For years, we knew what Old City was about. First Friday. Our city's history. Attractive residential conversions of former factories. Great restaurants. The occasional confounding blighted property in the middle of a block. Restaurant equipment. Bros behaving badly on weekends.
New mansions haven't been part of the equation in Old City for hundreds of years. But all of a sudden, it's been raining big and expensive homes in this neighborhood. We've seen construction get moving on four mega-homes on Walnut Street, seven mansions on Church Street, and three biggies near 3rd & Arch. All of these projects have large homes, high price tags, and designs that make them distinct from the historic fabric of the neighborhood. This seems wise, because fake historic generally looks like crap.
You'd think fourteen pricey new construction homes might be the limit for the neighborhood at the moment, but you'd be sorely mistaken. Soon, eight new homes will get moving at 230 Race St., a project called Bread Street Estates.
According to the project website, the Revolution Development Group is behind the project. We've mentioned them before, as the developers renovating a mixed-use building on the 1500 block of Frankford Avenue. The project on Race Street is clearly a different animal. Each of the eight homes will rise four stories, with one of two car parking downstairs and three full floors of living space above and a finished basement below. Ambit Architecture did the design work.

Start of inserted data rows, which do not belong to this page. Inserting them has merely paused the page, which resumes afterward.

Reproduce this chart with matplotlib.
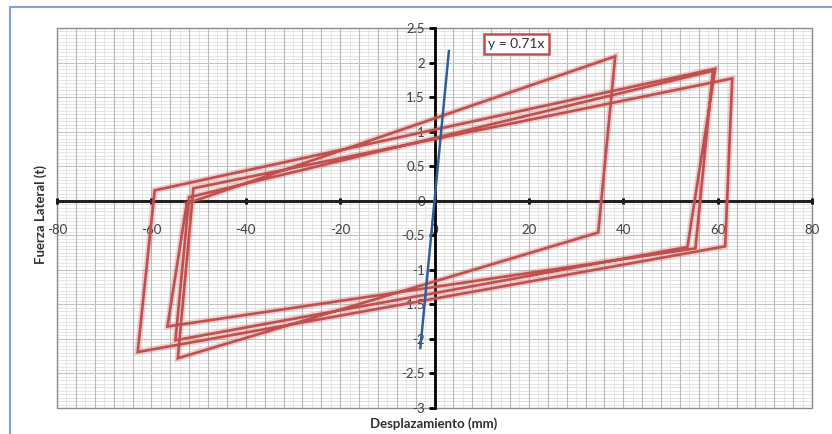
import numpy as np
import matplotlib
matplotlib.use("Agg")
import matplotlib.pyplot as plt
from matplotlib.patches import Rectangle

# hysteresis path (mm, t)
disp = [-52.5, 38.3, 34.7, -54.4, -51.1, 63.1, 61.6, -62.9, -59.3,
        59.5, 53.6, -54.9, -52.0, 59.0, 55.3, -56.6, -52.5]
force = [-0.04, 2.09, -0.46, -2.28, 0.18, 1.77, -0.66, -2.19, 0.15,
         1.91, -0.67, -2.02, 0.05, 1.88, -0.69, -1.82, -0.04]

# initial stiffness trend line
slope = 0.71
trend_x = np.array([-3.0, 3.05])

x_ticks = [-80, -60, -40, -20, 0, 20, 40, 60, 80]
y_ticks = [-3, -2.5, -2, -1.5, -1, -0.5, 0, 0.5, 1, 1.5, 2, 2.5]

RED = "#C0504D"
BLUE = "#2F5F95"

plt.rcParams["font.family"] = ["Lato", "DejaVu Sans"]

fig = plt.figure(figsize=(8.32, 4.34), dpi=100)
fig.patch.set_facecolor("white")
# outer chart border
fig.patches.append(Rectangle((10 / 832, -0.2), 2.0, 1.2 - 7 / 434,
                             transform=fig.transFigure, fill=False,
                             edgecolor="#7FA3D6", linewidth=1.5))

ax = fig.add_axes([57 / 832, 26 / 434, 755 / 832, 380 / 434])
ax.set_xlim(-80, 80)
ax.set_ylim(-3, 2.5)

# background grid
ax.vlines(np.arange(-80, 81, 2), -3, 2.5, color="#e2e2e2", lw=0.6, zorder=0)
ax.hlines(np.arange(-3, 2.51, 0.05), -80, 80, color="#e0e0e0", lw=0.6, zorder=0)
ax.vlines(np.arange(-80, 81, 4), -3, 2.5, color="#b8b8b8", lw=0.8, zorder=0)
ax.hlines(np.arange(-3, 2.51, 0.5), -80, 80, color="#c4c4c4", lw=0.8, zorder=0)

# plot frame
ax.add_patch(Rectangle((0, 0), 1, 1, transform=ax.transAxes, fill=False,
                       edgecolor="#8c8c8c", lw=1.0, zorder=1, clip_on=False))

for s in ["top", "right"]:
    ax.spines[s].set_visible(False)
ax.spines["left"].set_position("zero")
ax.spines["bottom"].set_position("zero")
ax.spines["left"].set_linewidth(2)
ax.spines["bottom"].set_linewidth(2.2)
ax.spines["left"].set_color("black")
ax.spines["bottom"].set_color("#202020")

ax.set_xticks(x_ticks)
ax.set_yticks(y_ticks)
ax.set_xticklabels([str(v) for v in x_ticks])
ax.set_yticklabels([f"{v:g}" for v in y_ticks])
ax.tick_params(axis="x", direction="inout", length=5, width=2, pad=14,
               labelsize=9.5, labelcolor="#404040")
ax.tick_params(axis="y", direction="out", length=4, width=2, pad=3,
               labelsize=9.5, labelcolor="#404040")

# loops (soft halo + line)
ax.plot(disp, force, color=RED, lw=4.5, alpha=0.25, zorder=3, solid_joinstyle="miter")
ax.plot(disp, force, color=RED, lw=1.9, zorder=4, solid_joinstyle="miter")
ax.plot(trend_x, slope * trend_x, color=BLUE, lw=1.8, zorder=5)

ax.text(17.4, 2.27, f"y = {slope}x", fontsize=10, color="#303030",
        ha="center", va="center", zorder=6,
        bbox=dict(boxstyle="square,pad=0.3", fc="white", ec=RED, lw=1.8))

fig.text(41 / 832, 1 - 215 / 434, "Fuerza Lateral (t)", rotation=90,
         ha="center", va="center", fontsize=9.5, fontweight="bold", color="#303030")
fig.text(434 / 832, 1 - 424 / 434, "Desplazamiento (mm)",
         ha="center", va="center", fontsize=9.5, fontweight="bold", color="#303030")

fig.savefig("out.png", dpi=100)
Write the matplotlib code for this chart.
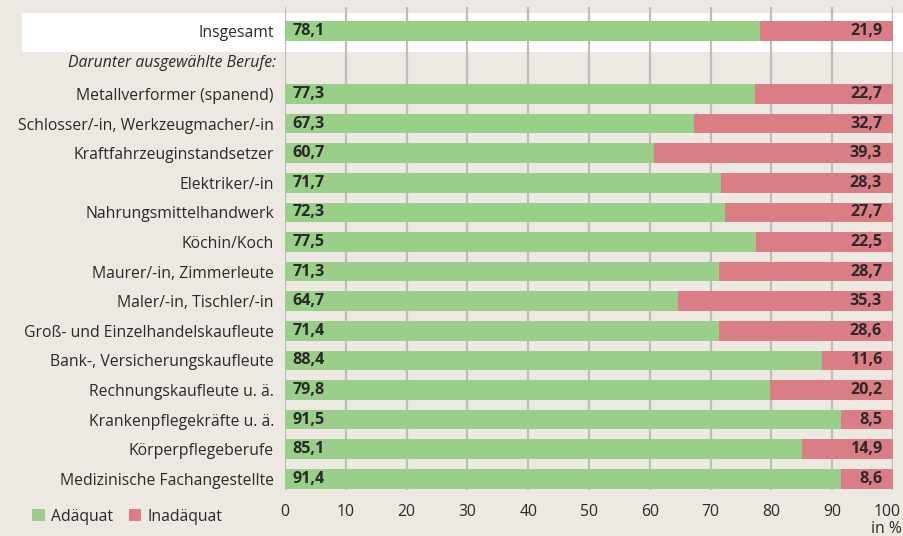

If our math is any good, that's twenty-two new high-end homes coming online in this neighborhood in a rather short time period. And several surface parking lots taken out of the equation in the process, which is always good by us. Will demand hold up for so many luxury homes in the same neighborhood? We're optimisitic, at least as long as interest rates remain low and people are able to push down monthly payments. If that's the case, the surface parking lot directly across the street could very well be the next mansion launching pad.